** Begin **

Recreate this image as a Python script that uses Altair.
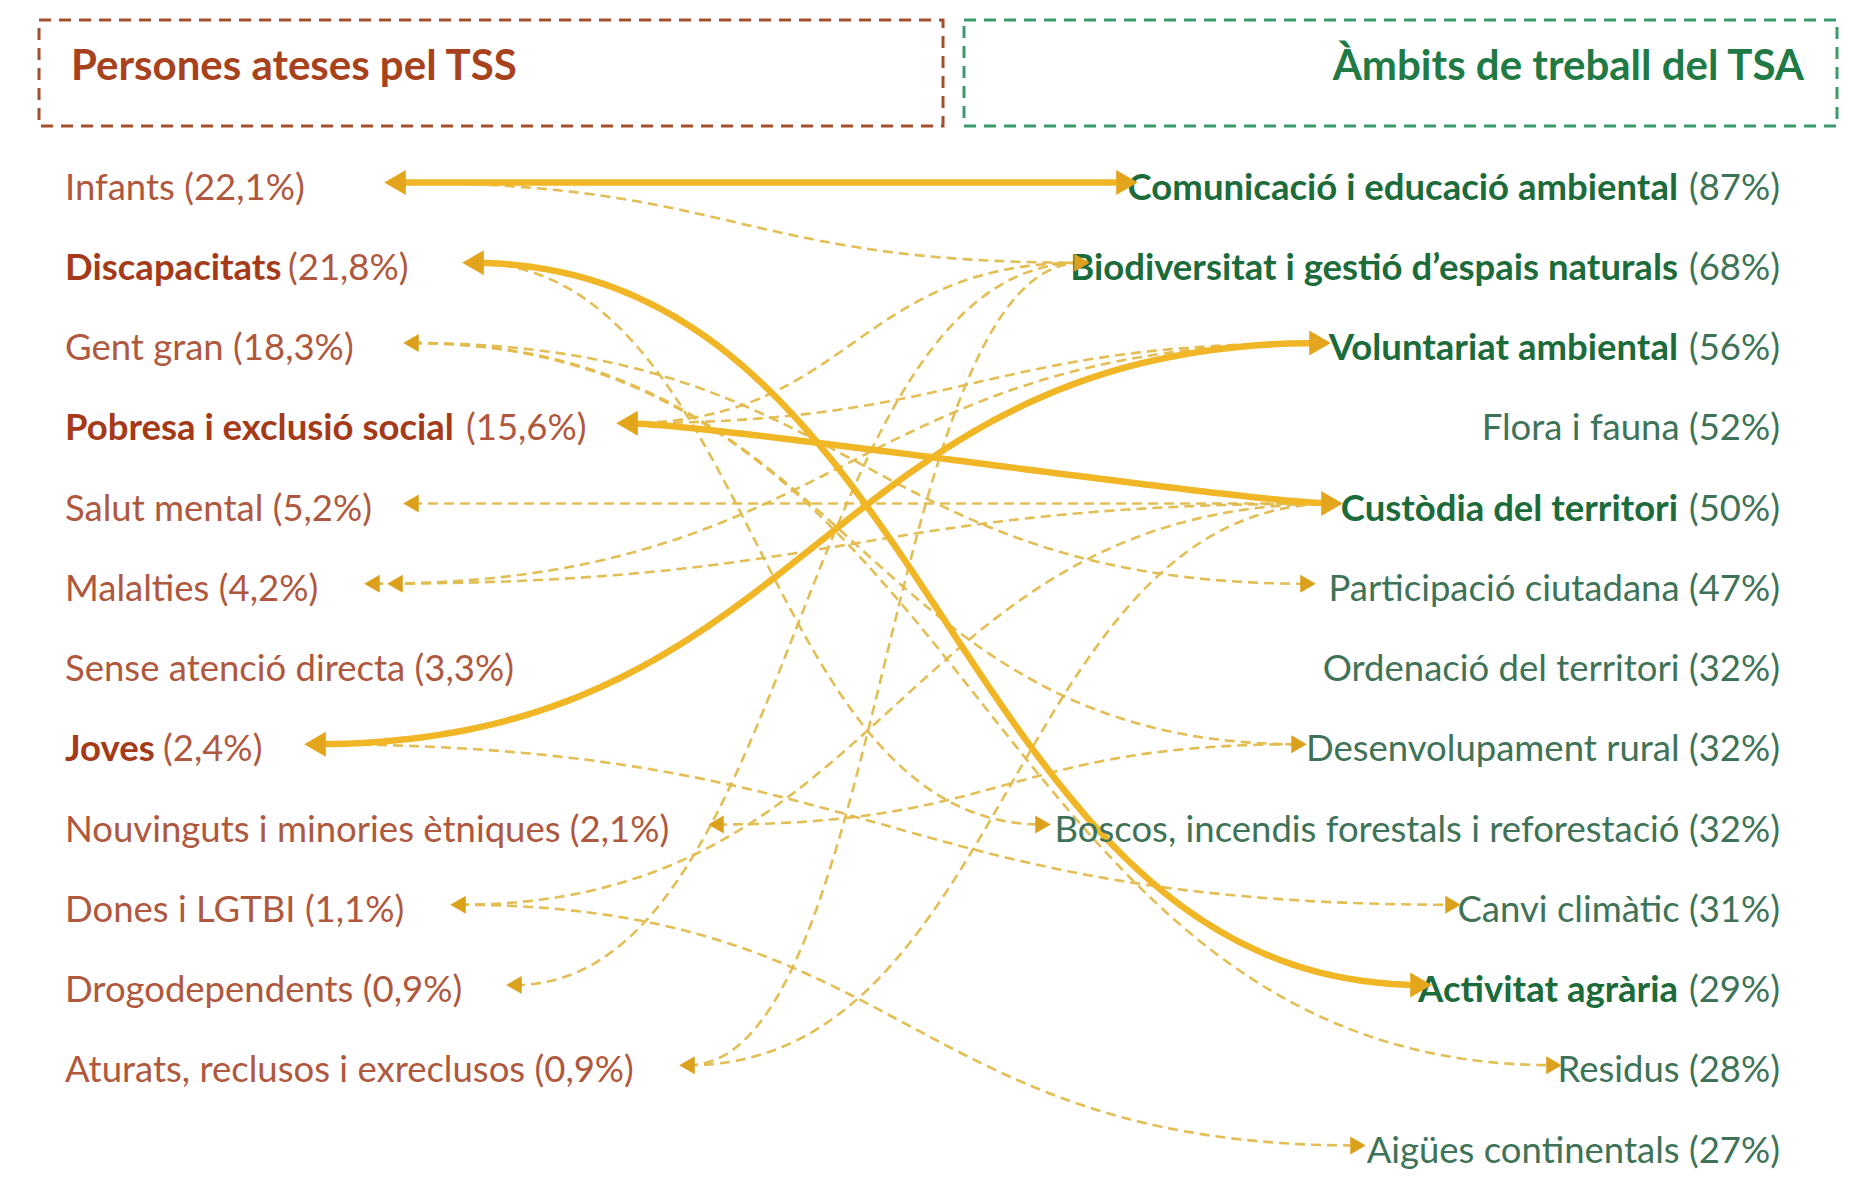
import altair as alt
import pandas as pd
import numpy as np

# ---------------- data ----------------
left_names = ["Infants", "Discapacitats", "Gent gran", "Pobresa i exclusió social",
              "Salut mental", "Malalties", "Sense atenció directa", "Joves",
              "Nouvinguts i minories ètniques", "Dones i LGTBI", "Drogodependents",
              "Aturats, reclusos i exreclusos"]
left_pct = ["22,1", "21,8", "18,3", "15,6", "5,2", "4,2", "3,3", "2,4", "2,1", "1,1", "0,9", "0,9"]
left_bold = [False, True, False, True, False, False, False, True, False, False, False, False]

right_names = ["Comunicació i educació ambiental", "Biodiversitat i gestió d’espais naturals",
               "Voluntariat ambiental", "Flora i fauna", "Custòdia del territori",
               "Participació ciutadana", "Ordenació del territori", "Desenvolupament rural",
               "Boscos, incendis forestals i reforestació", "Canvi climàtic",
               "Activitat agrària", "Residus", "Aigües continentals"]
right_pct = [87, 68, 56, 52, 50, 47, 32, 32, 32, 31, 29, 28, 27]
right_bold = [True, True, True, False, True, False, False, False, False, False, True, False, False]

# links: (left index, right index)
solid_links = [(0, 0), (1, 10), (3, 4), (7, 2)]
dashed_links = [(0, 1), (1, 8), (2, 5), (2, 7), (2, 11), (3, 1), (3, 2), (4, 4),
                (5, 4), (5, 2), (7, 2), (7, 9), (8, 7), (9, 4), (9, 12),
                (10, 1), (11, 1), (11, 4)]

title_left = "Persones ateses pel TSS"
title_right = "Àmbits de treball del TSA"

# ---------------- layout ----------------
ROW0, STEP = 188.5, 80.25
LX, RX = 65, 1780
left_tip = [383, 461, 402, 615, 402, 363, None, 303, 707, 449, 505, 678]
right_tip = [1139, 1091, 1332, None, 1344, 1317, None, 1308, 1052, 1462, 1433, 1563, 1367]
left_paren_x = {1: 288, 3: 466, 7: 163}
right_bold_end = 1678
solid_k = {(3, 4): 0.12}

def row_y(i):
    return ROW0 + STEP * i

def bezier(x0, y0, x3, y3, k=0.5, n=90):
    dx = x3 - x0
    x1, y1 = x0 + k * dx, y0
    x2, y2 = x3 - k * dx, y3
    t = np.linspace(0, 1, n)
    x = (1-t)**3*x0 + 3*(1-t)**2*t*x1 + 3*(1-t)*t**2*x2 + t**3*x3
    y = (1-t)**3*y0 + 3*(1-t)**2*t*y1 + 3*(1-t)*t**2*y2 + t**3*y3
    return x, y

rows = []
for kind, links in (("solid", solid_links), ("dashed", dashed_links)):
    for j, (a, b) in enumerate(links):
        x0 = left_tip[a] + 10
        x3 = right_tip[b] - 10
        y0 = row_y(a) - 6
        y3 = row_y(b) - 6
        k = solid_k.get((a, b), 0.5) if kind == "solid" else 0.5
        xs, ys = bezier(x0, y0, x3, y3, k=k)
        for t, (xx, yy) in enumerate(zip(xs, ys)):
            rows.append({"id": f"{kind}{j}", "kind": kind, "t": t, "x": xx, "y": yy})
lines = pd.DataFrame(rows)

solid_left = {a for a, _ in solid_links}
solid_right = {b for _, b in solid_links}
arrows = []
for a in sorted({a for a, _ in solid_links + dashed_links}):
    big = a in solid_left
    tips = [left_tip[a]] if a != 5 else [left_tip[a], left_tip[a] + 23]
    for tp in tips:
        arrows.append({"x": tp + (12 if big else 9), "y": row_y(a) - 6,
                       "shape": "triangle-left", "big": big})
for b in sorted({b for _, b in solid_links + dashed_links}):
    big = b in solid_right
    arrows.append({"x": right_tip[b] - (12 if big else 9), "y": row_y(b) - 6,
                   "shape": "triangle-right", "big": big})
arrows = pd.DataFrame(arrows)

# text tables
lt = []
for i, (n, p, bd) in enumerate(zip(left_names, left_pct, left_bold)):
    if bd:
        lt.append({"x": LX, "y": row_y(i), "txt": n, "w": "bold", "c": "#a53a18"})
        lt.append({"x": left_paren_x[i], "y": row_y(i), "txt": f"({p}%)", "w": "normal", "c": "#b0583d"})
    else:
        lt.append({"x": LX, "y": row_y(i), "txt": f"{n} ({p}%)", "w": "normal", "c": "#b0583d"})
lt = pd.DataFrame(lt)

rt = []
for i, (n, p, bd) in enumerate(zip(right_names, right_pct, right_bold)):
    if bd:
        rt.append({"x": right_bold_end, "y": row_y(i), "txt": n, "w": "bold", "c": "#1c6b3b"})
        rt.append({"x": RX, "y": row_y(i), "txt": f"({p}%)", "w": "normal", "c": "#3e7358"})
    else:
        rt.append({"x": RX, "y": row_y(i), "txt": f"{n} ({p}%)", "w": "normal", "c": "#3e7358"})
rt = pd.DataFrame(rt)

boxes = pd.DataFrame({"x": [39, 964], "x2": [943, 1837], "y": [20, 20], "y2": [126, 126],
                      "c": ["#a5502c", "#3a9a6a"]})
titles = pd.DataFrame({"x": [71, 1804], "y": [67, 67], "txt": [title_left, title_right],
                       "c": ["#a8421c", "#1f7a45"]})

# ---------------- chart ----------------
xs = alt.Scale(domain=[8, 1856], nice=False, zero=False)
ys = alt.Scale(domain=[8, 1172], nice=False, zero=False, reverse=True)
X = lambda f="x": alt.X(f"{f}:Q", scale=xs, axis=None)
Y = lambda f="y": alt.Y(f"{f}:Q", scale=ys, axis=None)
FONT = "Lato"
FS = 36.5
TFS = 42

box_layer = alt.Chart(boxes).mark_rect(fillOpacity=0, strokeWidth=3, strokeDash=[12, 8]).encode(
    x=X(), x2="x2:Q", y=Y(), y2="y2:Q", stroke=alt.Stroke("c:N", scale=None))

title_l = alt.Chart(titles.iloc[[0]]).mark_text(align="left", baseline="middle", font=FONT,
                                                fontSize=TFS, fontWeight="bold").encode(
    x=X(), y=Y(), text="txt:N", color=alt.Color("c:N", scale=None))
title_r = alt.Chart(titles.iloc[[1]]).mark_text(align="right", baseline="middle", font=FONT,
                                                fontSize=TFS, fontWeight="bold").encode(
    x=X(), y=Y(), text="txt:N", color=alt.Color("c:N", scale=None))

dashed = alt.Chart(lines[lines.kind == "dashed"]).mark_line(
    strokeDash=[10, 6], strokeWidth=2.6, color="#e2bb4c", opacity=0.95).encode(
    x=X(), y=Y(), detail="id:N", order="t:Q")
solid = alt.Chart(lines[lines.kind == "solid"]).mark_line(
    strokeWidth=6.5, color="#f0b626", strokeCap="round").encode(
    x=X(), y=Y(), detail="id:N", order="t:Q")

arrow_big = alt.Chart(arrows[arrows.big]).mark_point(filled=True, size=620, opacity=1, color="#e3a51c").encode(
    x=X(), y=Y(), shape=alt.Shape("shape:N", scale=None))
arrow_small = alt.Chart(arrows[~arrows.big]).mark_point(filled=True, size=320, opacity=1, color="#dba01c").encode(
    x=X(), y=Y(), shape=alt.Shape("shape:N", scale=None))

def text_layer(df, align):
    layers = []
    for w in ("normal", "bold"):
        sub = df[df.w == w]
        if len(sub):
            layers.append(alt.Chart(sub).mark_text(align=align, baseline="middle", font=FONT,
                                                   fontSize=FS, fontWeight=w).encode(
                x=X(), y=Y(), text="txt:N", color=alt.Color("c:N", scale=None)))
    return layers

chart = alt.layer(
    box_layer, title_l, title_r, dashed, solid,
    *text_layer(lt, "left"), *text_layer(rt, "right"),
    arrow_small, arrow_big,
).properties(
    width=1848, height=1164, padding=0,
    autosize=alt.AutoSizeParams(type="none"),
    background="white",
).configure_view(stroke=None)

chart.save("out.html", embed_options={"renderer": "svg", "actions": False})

** End **

[Aim of the task]: Copy nothing but the lines from the top of the material through the line holding "de treball del", exactly as written; omit pictures.

[Full answer]:
Recreate this image as a Python script that uses Altair.
import altair as alt
import pandas as pd
import numpy as np

# ---------------- data ----------------
left_names = ["Infants", "Discapacitats", "Gent gran", "Pobresa i exclusió social",
              "Salut mental", "Malalties", "Sense atenció directa", "Joves",
              "Nouvinguts i minories ètniques", "Dones i LGTBI", "Drogodependents",
              "Aturats, reclusos i exreclusos"]
left_pct = ["22,1", "21,8", "18,3", "15,6", "5,2", "4,2", "3,3", "2,4", "2,1", "1,1", "0,9", "0,9"]
left_bold = [False, True, False, True, False, False, False, True, False, False, False, False]

right_names = ["Comunicació i educació ambiental", "Biodiversitat i gestió d’espais naturals",
               "Voluntariat ambiental", "Flora i fauna", "Custòdia del territori",
               "Participació ciutadana", "Ordenació del territori", "Desenvolupament rural",
               "Boscos, incendis forestals i reforestació", "Canvi climàtic",
               "Activitat agrària", "Residus", "Aigües continentals"]
right_pct = [87, 68, 56, 52, 50, 47, 32, 32, 32, 31, 29, 28, 27]
right_bold = [True, True, True, False, True, False, False, False, False, False, True, False, False]

# links: (left index, right index)
solid_links = [(0, 0), (1, 10), (3, 4), (7, 2)]
dashed_links = [(0, 1), (1, 8), (2, 5), (2, 7), (2, 11), (3, 1), (3, 2), (4, 4),
                (5, 4), (5, 2), (7, 2), (7, 9), (8, 7), (9, 4), (9, 12),
                (10, 1), (11, 1), (11, 4)]

title_left = "Persones ateses pel TSS"
title_right = "Àmbits de treball del TSA"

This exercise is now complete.